>>>
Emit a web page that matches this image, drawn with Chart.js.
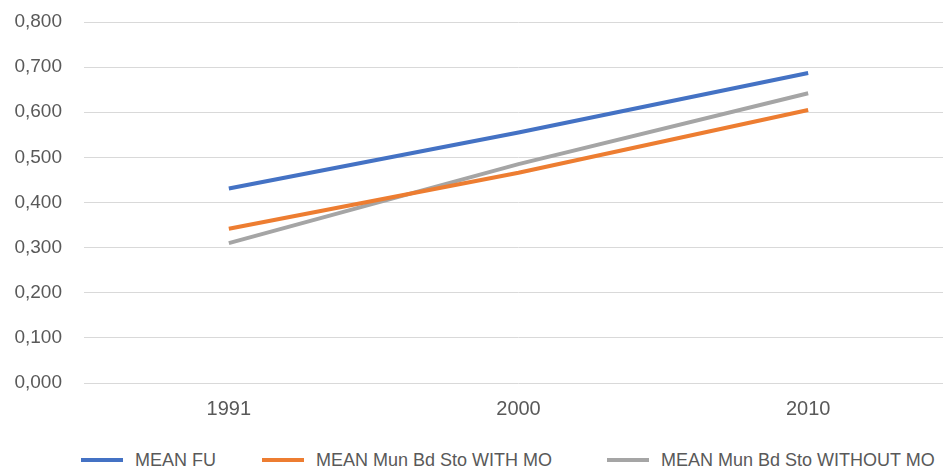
<!DOCTYPE html>
<html>
<head>
<meta charset="utf-8">
<script src="https://cdn.jsdelivr.net/npm/chart.js@4/dist/chart.umd.min.js"></script>
<style>
  html, body { margin: 0; padding: 0; background: #fff; overflow: hidden; }
  body { width: 943px; height: 470px; position: relative; }
  #wrap { position: absolute; left: 0; top: 0; width: 953px; height: 432px; }
  #legend {
    position: absolute; left: 81px; top: 440px; height: 40px;
    display: flex; align-items: center;
    font-family: "Liberation Sans", Arial, sans-serif; font-size: 18px; color: #595959;
    white-space: nowrap;
  }
  #legend .item { display: flex; align-items: center; }
  #legend .item:nth-child(1) { margin-right: 46px; }
  #legend .item:nth-child(2) { margin-right: 55px; }
  #legend .bar { width: 42px; height: 4px; margin-right: 12px; }
</style>
</head>
<body>
<div id="wrap"><canvas id="chart"></canvas></div>
<div id="legend"></div>
<script>
/* ---------- data ---------- */
const years = ['1991', '2000', '2010'];
const meanFU = [0.431, 0.555, 0.687];
const meanWithMO = [0.342, 0.466, 0.605];
const meanWithoutMO = [0.310, 0.485, 0.642];
const seriesNames = ['MEAN FU', 'MEAN Mun Bd Sto WITH MO', 'MEAN Mun Bd Sto WITHOUT MO'];
const seriesColors = ['#4472C4', '#ED7D31', '#A5A5A5'];

const FONT = '"Liberation Sans", Arial, sans-serif';
const TEXT = '#595959';

function ds(i, data) {
  return {
    label: seriesNames[i],
    data,
    borderColor: seriesColors[i],
    backgroundColor: seriesColors[i],
    borderWidth: 4,
    tension: 0,
    pointRadius: 0,
    fill: false,
  };
}

const chart = new Chart(document.getElementById('chart'), {
  type: 'line',
  data: {
    labels: years,
    datasets: [ds(0, meanFU), ds(1, meanWithMO), ds(2, meanWithoutMO)],
  },
  options: {
    responsive: true,
    maintainAspectRatio: false,
    animation: false,
    layout: { padding: { top: 22, left: 0, right: 0, bottom: 0 } },
    plugins: {
      legend: { display: false },
      tooltip: { enabled: false },
    },
    scales: {
      x: {
        offset: true,
        grid: { display: false, drawTicks: false },
        border: { display: false },
        ticks: { color: TEXT, font: { family: FONT, size: 20 }, padding: 14 },
        afterFit: s => { s.height = 49; },
      },
      y: {
        min: 0,
        max: 0.8,
        grid: { color: '#D9D9D9', lineWidth: 1, drawTicks: false },
        border: { display: false },
        ticks: {
          stepSize: 0.1,
          color: TEXT,
          font: { family: FONT, size: 19 },
          padding: 22,
          callback: v => v.toFixed(3).replace('.', ','),
        },
        // keep the label gap from pushing the plot area down
        afterFit: s => { s.width = 84; s.paddingTop = 0; s.paddingBottom = 0; },
      },
    },
  },
});

/* ---------- html legend ---------- */
const legend = document.getElementById('legend');
seriesNames.forEach((name, i) => {
  const item = document.createElement('div');
  item.className = 'item';
  item.innerHTML = `<span class="bar" style="background:${seriesColors[i]}"></span><span>${name}</span>`;
  legend.appendChild(item);
});
</script>
</body>
</html>
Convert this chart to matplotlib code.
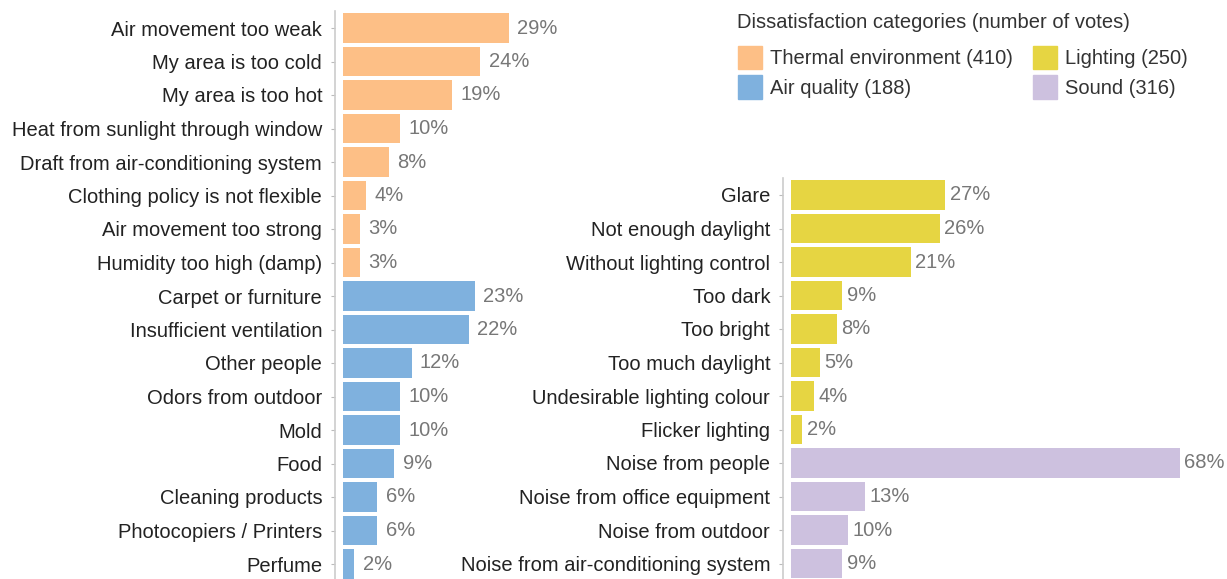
import matplotlib.pyplot as plt
from matplotlib.patches import Patch

plt.rcParams['font.family'] = ['Liberation Sans', 'DejaVu Sans']

# left panel: thermal + air quality
thermal_labels = ["Air movement too weak", "My area is too cold", "My area is too hot",
                  "Heat from sunlight through window", "Draft from air-conditioning system",
                  "Clothing policy is not flexible", "Air movement too strong",
                  "Humidity too high (damp)"]
thermal_vals = [29, 24, 19, 10, 8, 4, 3, 3]
air_labels = ["Carpet or furniture", "Insufficient ventilation", "Other people",
              "Odors from outdoor", "Mold", "Food", "Cleaning products",
              "Photocopiers / Printers", "Perfume"]
air_vals = [23, 22, 12, 10, 10, 9, 6, 6, 2]

# right panel: lighting + sound
light_labels = ["Glare", "Not enough daylight", "Without lighting control", "Too dark",
                "Too bright", "Too much daylight", "Undesirable lighting colour",
                "Flicker lighting"]
light_vals = [27, 26, 21, 9, 8, 5, 4, 2]
sound_labels = ["Noise from people", "Noise from office equipment", "Noise from outdoor",
                "Noise from air-conditioning system"]
sound_vals = [68, 13, 10, 9]

legend_title = "Dissatisfaction categories (number of votes)"
legend_names = ["Thermal environment (410)", "Air quality (188)", "Lighting (250)", "Sound (316)"]

c_thermal = "#fdbf86"
c_air = "#7fb1de"
c_light = "#e6d542"
c_sound = "#cdc1df"

W, H = 1227, 579
fig = plt.figure(figsize=(W / 100, H / 100), dpi=100)

row = 33.5
scale = 5.72  # px per percent
fs = 14.5


def panel(left_px, top_px, xmax, labels, vals, colors, pad):
    n = len(labels)
    height_px = H - top_px
    ax = fig.add_axes([left_px / W, 0, xmax * scale / W, height_px / H])
    y = list(range(n))
    bars = ax.barh(y, vals, height=0.88, color=colors)
    ax.bar_label(bars, labels=[f"{v}%" for v in vals], padding=pad,
                 color="#777777", fontsize=fs)
    ax.set_yticks(y)
    ax.set_yticklabels(labels)
    ax.set_xlim(0, xmax)
    ax.set_ylim(-0.5 + height_px / row, -0.5)
    for s in ["top", "right", "bottom"]:
        ax.spines[s].set_visible(False)
    ax.spines["left"].set_position(("outward", 6))
    ax.spines["left"].set_color("#cccccc")
    ax.spines["left"].set_linewidth(1.2)
    ax.tick_params(axis="y", length=3, color="#bbbbbb", pad=6,
                   labelsize=fs, labelcolor="#222222")
    ax.set_xticks([])
    return ax


panel(343, 28 - row / 2, 45, thermal_labels + air_labels, thermal_vals + air_vals,
      [c_thermal] * len(thermal_vals) + [c_air] * len(air_vals), 6)
panel(791, 195 - row / 2, 76, light_labels + sound_labels, light_vals + sound_vals,
      [c_light] * len(light_vals) + [c_sound] * len(sound_vals), 3)

fig.text(737 / W, 1 - 22 / H, legend_title, fontsize=fs, color="#333333",
         ha="left", va="center")
handles = [Patch(color=c) for c in [c_thermal, c_air, c_light, c_sound]]
leg = fig.legend(handles, legend_names, ncol=2, loc="upper left",
                 bbox_to_anchor=(738 / W, 1 - 46 / H), frameon=False, borderpad=0,
                 borderaxespad=0, fontsize=fs, handlelength=1.2, handleheight=1.4,
                 handletextpad=0.4, columnspacing=1.0, labelspacing=0.3)
for t in leg.get_texts():
    t.set_color("#333333")

fig.savefig("out.png", dpi=100)
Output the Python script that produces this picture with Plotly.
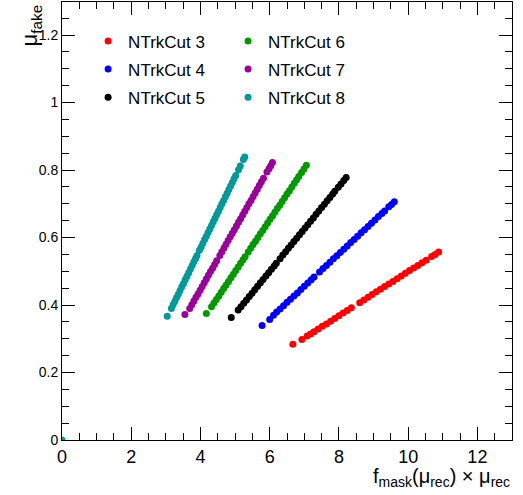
<<<
### The request
Give the entries again word for word, but skip the pictures.

### Exercise result
Emit a web page that matches this image, drawn with Chart.js.
<!DOCTYPE html>
<html>
<head>
<meta charset="utf-8">
<script src="https://cdn.jsdelivr.net/npm/chart.js@4/dist/chart.umd.min.js"></script>
<style>
  html, body { margin: 0; padding: 0; background: #fff; overflow: hidden; }
  body { width: 943px; height: 470px; position: relative; }
  #wrap { position: absolute; left: 0; top: 0; width: 953px; height: 432px; }
  #legend {
    position: absolute; left: 81px; top: 440px; height: 40px;
    display: flex; align-items: center;
    font-family: "Liberation Sans", Arial, sans-serif; font-size: 18px; color: #595959;
    white-space: nowrap;
  }
  #legend .item { display: flex; align-items: center; }
  #legend .item:nth-child(1) { margin-right: 46px; }
  #legend .item:nth-child(2) { margin-right: 55px; }
  #legend .bar { width: 42px; height: 4px; margin-right: 12px; }
</style>
</head>
<body>
<div id="wrap"><canvas id="chart"></canvas></div>
<div id="legend"></div>
<script>
/* ---------- data ---------- */
const years = ['1991', '2000', '2010'];
const meanFU = [0.431, 0.555, 0.687];
const meanWithMO = [0.342, 0.466, 0.605];
const meanWithoutMO = [0.310, 0.485, 0.642];
const seriesNames = ['MEAN FU', 'MEAN Mun Bd Sto WITH MO', 'MEAN Mun Bd Sto WITHOUT MO'];
const seriesColors = ['#4472C4', '#ED7D31', '#A5A5A5'];

const FONT = '"Liberation Sans", Arial, sans-serif';
const TEXT = '#595959';

function ds(i, data) {
  return {
    label: seriesNames[i],
    data,
    borderColor: seriesColors[i],
    backgroundColor: seriesColors[i],
    borderWidth: 4,
    tension: 0,
    pointRadius: 0,
    fill: false,
  };
}

const chart = new Chart(document.getElementById('chart'), {
  type: 'line',
  data: {
    labels: years,
    datasets: [ds(0, meanFU), ds(1, meanWithMO), ds(2, meanWithoutMO)],
  },
  options: {
    responsive: true,
    maintainAspectRatio: false,
    animation: false,
    layout: { padding: { top: 22, left: 0, right: 0, bottom: 0 } },
    plugins: {
      legend: { display: false },
      tooltip: { enabled: false },
    },
    scales: {
      x: {
        offset: true,
        grid: { display: false, drawTicks: false },
        border: { display: false },
        ticks: { color: TEXT, font: { family: FONT, size: 20 }, padding: 14 },
        afterFit: s => { s.height = 49; },
      },
      y: {
        min: 0,
        max: 0.8,
        grid: { color: '#D9D9D9', lineWidth: 1, drawTicks: false },
        border: { display: false },
        ticks: {
          stepSize: 0.1,
          color: TEXT,
          font: { family: FONT, size: 19 },
          padding: 22,
          callback: v => v.toFixed(3).replace('.', ','),
        },
        // keep the label gap from pushing the plot area down
        afterFit: s => { s.width = 84; s.paddingTop = 0; s.paddingBottom = 0; },
      },
    },
  },
});

/* ---------- html legend ---------- */
const legend = document.getElementById('legend');
seriesNames.forEach((name, i) => {
  const item = document.createElement('div');
  item.className = 'item';
  item.innerHTML = `<span class="bar" style="background:${seriesColors[i]}"></span><span>${name}</span>`;
  legend.appendChild(item);
});
</script>
</body>
</html>
Convert this chart to matplotlib code.
import matplotlib.pyplot as plt
from matplotlib.patches import Patch

plt.rcParams['font.family'] = ['Liberation Sans', 'DejaVu Sans']

# left panel: thermal + air quality
thermal_labels = ["Air movement too weak", "My area is too cold", "My area is too hot",
                  "Heat from sunlight through window", "Draft from air-conditioning system",
                  "Clothing policy is not flexible", "Air movement too strong",
                  "Humidity too high (damp)"]
thermal_vals = [29, 24, 19, 10, 8, 4, 3, 3]
air_labels = ["Carpet or furniture", "Insufficient ventilation", "Other people",
              "Odors from outdoor", "Mold", "Food", "Cleaning products",
              "Photocopiers / Printers", "Perfume"]
air_vals = [23, 22, 12, 10, 10, 9, 6, 6, 2]

# right panel: lighting + sound
light_labels = ["Glare", "Not enough daylight", "Without lighting control", "Too dark",
                "Too bright", "Too much daylight", "Undesirable lighting colour",
                "Flicker lighting"]
light_vals = [27, 26, 21, 9, 8, 5, 4, 2]
sound_labels = ["Noise from people", "Noise from office equipment", "Noise from outdoor",
                "Noise from air-conditioning system"]
sound_vals = [68, 13, 10, 9]

legend_title = "Dissatisfaction categories (number of votes)"
legend_names = ["Thermal environment (410)", "Air quality (188)", "Lighting (250)", "Sound (316)"]

c_thermal = "#fdbf86"
c_air = "#7fb1de"
c_light = "#e6d542"
c_sound = "#cdc1df"

W, H = 1227, 579
fig = plt.figure(figsize=(W / 100, H / 100), dpi=100)

row = 33.5
scale = 5.72  # px per percent
fs = 14.5


def panel(left_px, top_px, xmax, labels, vals, colors, pad):
    n = len(labels)
    height_px = H - top_px
    ax = fig.add_axes([left_px / W, 0, xmax * scale / W, height_px / H])
    y = list(range(n))
    bars = ax.barh(y, vals, height=0.88, color=colors)
    ax.bar_label(bars, labels=[f"{v}%" for v in vals], padding=pad,
                 color="#777777", fontsize=fs)
    ax.set_yticks(y)
    ax.set_yticklabels(labels)
    ax.set_xlim(0, xmax)
    ax.set_ylim(-0.5 + height_px / row, -0.5)
    for s in ["top", "right", "bottom"]:
        ax.spines[s].set_visible(False)
    ax.spines["left"].set_position(("outward", 6))
    ax.spines["left"].set_color("#cccccc")
    ax.spines["left"].set_linewidth(1.2)
    ax.tick_params(axis="y", length=3, color="#bbbbbb", pad=6,
                   labelsize=fs, labelcolor="#222222")
    ax.set_xticks([])
    return ax


panel(343, 28 - row / 2, 45, thermal_labels + air_labels, thermal_vals + air_vals,
      [c_thermal] * len(thermal_vals) + [c_air] * len(air_vals), 6)
panel(791, 195 - row / 2, 76, light_labels + sound_labels, light_vals + sound_vals,
      [c_light] * len(light_vals) + [c_sound] * len(sound_vals), 3)

fig.text(737 / W, 1 - 22 / H, legend_title, fontsize=fs, color="#333333",
         ha="left", va="center")
handles = [Patch(color=c) for c in [c_thermal, c_air, c_light, c_sound]]
leg = fig.legend(handles, legend_names, ncol=2, loc="upper left",
                 bbox_to_anchor=(738 / W, 1 - 46 / H), frameon=False, borderpad=0,
                 borderaxespad=0, fontsize=fs, handlelength=1.2, handleheight=1.4,
                 handletextpad=0.4, columnspacing=1.0, labelspacing=0.3)
for t in leg.get_texts():
    t.set_color("#333333")

fig.savefig("out.png", dpi=100)
Output the Python script that produces this picture with Plotly.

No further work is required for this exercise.